Reviewing the summary of Bateson we looked at yesterday:

  • Consciousness is the bridge between the cybernetic networks of individual, society and ecology, and the mismatch between the systems due to improper understanding will result in the degradation of the entire supreme cybernetic system or Mind.
    At Fukushima, mistaken understanding of how people, society and ecology truly work has led to “the fate of Japan and the whole world” depending on reactor no. 4.
    .
  • Occidental epistemology perpetuates a system of understanding which is purpose or means-to-an-end driven. Purpose controls attention and narrows perception, thus limiting what comes into consciousness and therefore limiting the amount of wisdom that can be generated from the perception.
    In March 2012, Prime Minister Yoshihiko Noda said that the government shared the blame for the Fukushima disaster, saying that officials had been blinded by a false belief in the country’s “technological infallibility”, and were taken in by a “safety myth”.
    .
  • Additionally Occidental epistemology propagates the false notion of that man exists outside Mind and this leads man to believe in what Bateson calls the philosophy of control based upon false knowledge.
    At Fukushima, the ‘false knowledge’ included the belief that the highest possible tsunami was 20 feet high, and that any catastrophe would happen to ‘someone else’, not the people who took decisions to build the plant.
    .
  • Occidental epistemology as a method of thinking that leads to a mindset in which man exerts an autocratic rule over all cybernetic systems. In exerting his autocratic rule man changes the environment to suit him and in doing so he unbalances the natural cybernetic system of controlled competition and mutual dependency.
    TEPCO and the government had for a long time tightly controlled the information Japanese people receive about nuclear energy and its alternatives.

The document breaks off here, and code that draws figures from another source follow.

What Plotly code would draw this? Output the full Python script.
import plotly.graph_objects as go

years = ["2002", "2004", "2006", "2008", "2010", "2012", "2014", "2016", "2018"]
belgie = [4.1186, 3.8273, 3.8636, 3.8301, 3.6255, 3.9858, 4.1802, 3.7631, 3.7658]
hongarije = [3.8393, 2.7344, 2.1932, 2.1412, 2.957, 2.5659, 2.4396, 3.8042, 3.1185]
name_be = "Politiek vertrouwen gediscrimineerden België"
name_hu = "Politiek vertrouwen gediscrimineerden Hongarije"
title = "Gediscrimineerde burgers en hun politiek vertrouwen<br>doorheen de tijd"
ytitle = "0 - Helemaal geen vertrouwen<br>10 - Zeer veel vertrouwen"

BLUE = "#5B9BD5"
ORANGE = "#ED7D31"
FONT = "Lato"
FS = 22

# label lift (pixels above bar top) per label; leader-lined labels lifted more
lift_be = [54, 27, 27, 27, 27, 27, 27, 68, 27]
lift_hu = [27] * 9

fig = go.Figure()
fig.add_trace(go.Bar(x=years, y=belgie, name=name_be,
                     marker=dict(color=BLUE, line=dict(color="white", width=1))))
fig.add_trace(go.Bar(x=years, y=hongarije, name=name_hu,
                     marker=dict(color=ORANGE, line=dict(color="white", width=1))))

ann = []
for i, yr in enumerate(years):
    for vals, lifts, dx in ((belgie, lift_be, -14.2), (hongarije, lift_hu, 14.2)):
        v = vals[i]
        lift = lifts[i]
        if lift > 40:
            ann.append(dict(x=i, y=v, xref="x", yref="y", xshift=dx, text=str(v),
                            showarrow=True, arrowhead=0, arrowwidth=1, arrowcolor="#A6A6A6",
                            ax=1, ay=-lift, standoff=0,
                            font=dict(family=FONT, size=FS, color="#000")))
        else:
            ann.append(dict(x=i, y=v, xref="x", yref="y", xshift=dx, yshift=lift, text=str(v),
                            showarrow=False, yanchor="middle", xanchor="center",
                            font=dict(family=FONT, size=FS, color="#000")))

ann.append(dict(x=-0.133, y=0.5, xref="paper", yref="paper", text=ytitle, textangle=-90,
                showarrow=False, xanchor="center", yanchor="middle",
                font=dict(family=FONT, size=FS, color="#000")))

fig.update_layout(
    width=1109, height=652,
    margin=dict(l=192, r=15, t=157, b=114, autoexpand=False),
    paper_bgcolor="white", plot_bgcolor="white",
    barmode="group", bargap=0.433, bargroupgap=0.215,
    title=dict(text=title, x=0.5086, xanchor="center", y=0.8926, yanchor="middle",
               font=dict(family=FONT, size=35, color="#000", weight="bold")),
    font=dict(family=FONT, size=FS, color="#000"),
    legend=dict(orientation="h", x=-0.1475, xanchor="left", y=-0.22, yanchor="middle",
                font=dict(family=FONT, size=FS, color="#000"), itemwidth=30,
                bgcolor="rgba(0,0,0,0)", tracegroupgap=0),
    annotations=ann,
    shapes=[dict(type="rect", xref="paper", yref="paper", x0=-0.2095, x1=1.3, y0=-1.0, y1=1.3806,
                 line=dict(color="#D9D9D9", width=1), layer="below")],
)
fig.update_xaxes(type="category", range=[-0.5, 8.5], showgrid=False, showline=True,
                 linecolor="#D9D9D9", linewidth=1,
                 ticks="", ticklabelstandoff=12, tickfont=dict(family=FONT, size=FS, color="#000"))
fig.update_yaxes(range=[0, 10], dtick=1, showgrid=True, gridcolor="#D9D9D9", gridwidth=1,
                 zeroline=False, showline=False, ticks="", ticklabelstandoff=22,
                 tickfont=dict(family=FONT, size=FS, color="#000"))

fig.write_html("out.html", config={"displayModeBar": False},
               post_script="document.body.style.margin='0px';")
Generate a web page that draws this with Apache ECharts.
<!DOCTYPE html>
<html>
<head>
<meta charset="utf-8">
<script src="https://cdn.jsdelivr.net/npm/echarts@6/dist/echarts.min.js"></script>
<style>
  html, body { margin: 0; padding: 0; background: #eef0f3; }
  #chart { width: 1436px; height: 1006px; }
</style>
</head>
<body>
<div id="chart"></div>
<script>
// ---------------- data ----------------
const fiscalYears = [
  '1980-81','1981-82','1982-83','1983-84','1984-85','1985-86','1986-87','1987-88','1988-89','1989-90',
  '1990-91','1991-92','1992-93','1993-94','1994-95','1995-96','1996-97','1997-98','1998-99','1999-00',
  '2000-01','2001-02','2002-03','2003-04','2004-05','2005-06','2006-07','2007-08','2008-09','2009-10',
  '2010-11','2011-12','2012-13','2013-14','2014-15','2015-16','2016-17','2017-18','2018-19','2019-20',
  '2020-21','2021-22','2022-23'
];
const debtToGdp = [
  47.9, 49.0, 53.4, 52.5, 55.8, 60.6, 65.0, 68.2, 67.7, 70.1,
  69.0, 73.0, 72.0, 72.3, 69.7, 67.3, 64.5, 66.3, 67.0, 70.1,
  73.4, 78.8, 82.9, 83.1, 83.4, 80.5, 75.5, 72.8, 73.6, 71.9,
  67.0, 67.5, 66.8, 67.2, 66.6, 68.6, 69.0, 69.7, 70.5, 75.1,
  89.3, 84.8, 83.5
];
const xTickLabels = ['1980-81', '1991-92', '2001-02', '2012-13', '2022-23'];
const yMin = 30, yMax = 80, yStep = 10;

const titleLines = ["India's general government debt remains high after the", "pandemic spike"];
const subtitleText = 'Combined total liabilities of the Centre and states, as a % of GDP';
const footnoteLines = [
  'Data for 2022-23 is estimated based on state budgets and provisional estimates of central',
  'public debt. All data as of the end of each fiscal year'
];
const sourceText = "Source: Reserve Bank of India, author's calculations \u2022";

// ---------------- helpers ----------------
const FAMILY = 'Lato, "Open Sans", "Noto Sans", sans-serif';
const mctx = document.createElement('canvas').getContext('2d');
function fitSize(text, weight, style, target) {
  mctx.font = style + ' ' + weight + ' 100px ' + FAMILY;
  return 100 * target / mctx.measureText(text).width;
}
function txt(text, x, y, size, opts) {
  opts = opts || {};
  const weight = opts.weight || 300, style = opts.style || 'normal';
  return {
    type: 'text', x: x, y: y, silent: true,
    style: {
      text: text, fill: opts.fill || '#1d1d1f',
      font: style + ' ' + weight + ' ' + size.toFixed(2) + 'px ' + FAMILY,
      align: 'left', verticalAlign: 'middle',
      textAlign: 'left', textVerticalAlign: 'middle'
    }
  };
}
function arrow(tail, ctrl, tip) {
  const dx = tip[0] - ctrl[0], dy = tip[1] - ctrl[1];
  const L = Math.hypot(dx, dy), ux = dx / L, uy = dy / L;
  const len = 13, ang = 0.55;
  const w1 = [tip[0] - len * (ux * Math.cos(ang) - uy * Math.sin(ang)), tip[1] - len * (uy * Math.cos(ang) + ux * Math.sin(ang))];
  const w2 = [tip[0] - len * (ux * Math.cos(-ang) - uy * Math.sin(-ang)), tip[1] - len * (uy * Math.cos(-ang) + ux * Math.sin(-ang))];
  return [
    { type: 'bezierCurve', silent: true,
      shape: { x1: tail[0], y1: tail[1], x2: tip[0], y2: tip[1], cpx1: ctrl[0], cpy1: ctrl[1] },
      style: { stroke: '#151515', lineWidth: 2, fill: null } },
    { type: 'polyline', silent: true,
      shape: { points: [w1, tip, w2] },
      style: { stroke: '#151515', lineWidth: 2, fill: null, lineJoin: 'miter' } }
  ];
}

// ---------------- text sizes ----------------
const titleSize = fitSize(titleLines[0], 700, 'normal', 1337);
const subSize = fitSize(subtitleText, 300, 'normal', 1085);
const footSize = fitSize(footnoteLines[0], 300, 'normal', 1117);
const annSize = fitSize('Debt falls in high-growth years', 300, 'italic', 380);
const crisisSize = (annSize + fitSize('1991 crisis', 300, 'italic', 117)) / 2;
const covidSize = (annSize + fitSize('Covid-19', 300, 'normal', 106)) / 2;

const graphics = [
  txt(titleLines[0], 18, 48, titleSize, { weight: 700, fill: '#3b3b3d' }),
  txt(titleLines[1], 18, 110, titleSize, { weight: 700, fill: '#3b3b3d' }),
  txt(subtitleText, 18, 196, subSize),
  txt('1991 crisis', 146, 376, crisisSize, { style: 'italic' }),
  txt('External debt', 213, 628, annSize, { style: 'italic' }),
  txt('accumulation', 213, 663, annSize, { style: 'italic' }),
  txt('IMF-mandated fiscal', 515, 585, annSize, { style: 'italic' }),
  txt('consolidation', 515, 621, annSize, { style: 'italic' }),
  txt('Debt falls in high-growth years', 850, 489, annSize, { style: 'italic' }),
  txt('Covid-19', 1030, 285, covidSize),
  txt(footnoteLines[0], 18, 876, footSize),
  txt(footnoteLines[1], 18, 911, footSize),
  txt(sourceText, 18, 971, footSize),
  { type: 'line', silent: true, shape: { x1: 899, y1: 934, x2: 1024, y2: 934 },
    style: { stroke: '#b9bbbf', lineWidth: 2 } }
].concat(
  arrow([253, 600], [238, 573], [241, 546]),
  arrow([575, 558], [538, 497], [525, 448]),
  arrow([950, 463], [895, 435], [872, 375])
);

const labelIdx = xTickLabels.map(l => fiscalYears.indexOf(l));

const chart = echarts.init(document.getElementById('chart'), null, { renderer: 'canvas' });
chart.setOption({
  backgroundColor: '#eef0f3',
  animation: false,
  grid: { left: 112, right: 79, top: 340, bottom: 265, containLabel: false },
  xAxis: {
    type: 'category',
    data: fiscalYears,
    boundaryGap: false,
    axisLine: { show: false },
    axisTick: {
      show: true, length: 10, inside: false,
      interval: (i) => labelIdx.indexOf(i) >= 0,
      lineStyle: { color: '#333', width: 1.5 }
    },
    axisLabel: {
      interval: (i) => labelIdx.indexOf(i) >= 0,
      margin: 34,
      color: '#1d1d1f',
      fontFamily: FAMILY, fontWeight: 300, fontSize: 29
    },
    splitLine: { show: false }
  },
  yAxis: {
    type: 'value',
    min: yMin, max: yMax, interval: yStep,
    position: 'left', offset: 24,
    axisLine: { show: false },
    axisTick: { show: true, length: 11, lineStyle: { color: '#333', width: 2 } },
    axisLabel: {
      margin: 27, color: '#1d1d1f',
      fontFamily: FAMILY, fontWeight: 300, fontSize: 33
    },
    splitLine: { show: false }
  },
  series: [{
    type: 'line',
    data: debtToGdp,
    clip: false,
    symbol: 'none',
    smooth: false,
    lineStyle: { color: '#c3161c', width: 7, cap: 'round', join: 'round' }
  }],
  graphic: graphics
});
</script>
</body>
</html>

This made the accident more likely and made preparations to deal with it less likely (since opposition was quashed).
    .
  • The purpose driven accumulation of knowledge ignores the supreme cybernetic system and leads to the eventual breakdown of the entire system. Bateson claims that man will never be able to control the whole system because it does not operate in a linear fashion and if man creates his own rules for the system, he opens himself up to becoming a slave to the self-made system due to the non-linear nature of cybernetics.
    At Fukushima, the desire to generate electricity using nuclear power led to clear warning signs to be ignored.  “An in-house study in 2008 pointed out that there was an immediate need to improve the protection of the power station from flooding by seawater. This study mentioned the possibility of tsunami-waves up to 10.2 meters. Officials of the department at the company’s headquarters insisted however that such a risk was unrealistic and did not take the prediction seriously.”
    The ‘whole world’ is currently at risk.
    We may be lucky this time.
    But if we continue to take the gamble, there will definitely come a time when our ‘luck’ runs out. 

    .
  • Lastly, man’s technological prowess combined with his scientific hubris gives him to potential to irrevocably damage and destroy the supreme cybernetic system, instead of just disrupting the system temporally until the system can self-correct.
    In March 2012, Prime Minister Yoshihiko Noda said that the government shared the blame for the Fukushima disaster, saying that officials had been blinded by a false belief in the country’s “technological infallibility”, and were taken in by a “safety myth”. This has led to “the fate of Japan and the whole world” depending on reactor no. 4.
    .
  • Bateson argues for a position of humility and acceptance of the natural cybernetic system instead of scientific arrogance as a solution.[16] He believes that humility can come about by abandoning the view of operating through consciousness alone. Consciousness is only one way in which to obtain knowledge and without complete knowledge of the entire cybernetic system disaster is inevitable. The limited conscious must be combined with the unconscious in complete synthesis. Only when thought and emotion are combined in whole is man able to obtain complete knowledge. He believed that religion and art are some of the few areas in which a man is acting as a whole individual in complete consciousness. By acting with this greater wisdom of the supreme cybernetic system as a whole man can change his relationship to Mind from one of schism, in which he is endlessly tied up in constant competition, to one of complementarity. Bateson argues for a culture that promotes the most general wisdom and is able to flexibly change within the supreme cybernetic system.
    At Fukushima, humility would have led us to realise that people, society and the environment do not always behave as we would like. Acceptance of people as emotional animals rather than rational ones would have helped.
    Realisation that a low likelihood of something means that it will happen eventually, not that it will never happen woud also have helped.
    The same goes for a degree of empathy between those who take decisions and those who will be affected by them.

Fukushima has been called an ‘accident’.

The only ‘accidental’ thing about it was the timing.


Footnotes:

*The ‘Investigation Committee on the Accident at the Fukushima Nuclear Power Stations of Tokyo Electric Power Company’, formed by the Japanese cabinet in May 2011 had similar goals. Its aim was “making policy proposals on measures to prevent further spread of the damage caused by the accident and a recurrence of similar accidents in the future, by conducting a multifaceted investigation in an open and neutral manner that is accountable to the Japanese public to determine the causes of the accident at the Fukushima Dai-ichi and Dai-ni Nuclear Power Stations”. Here is their  Interim report, published December 26th 2011.

The  Japanese Nuclear Technology Institute also published a report on the accident, in October 2011.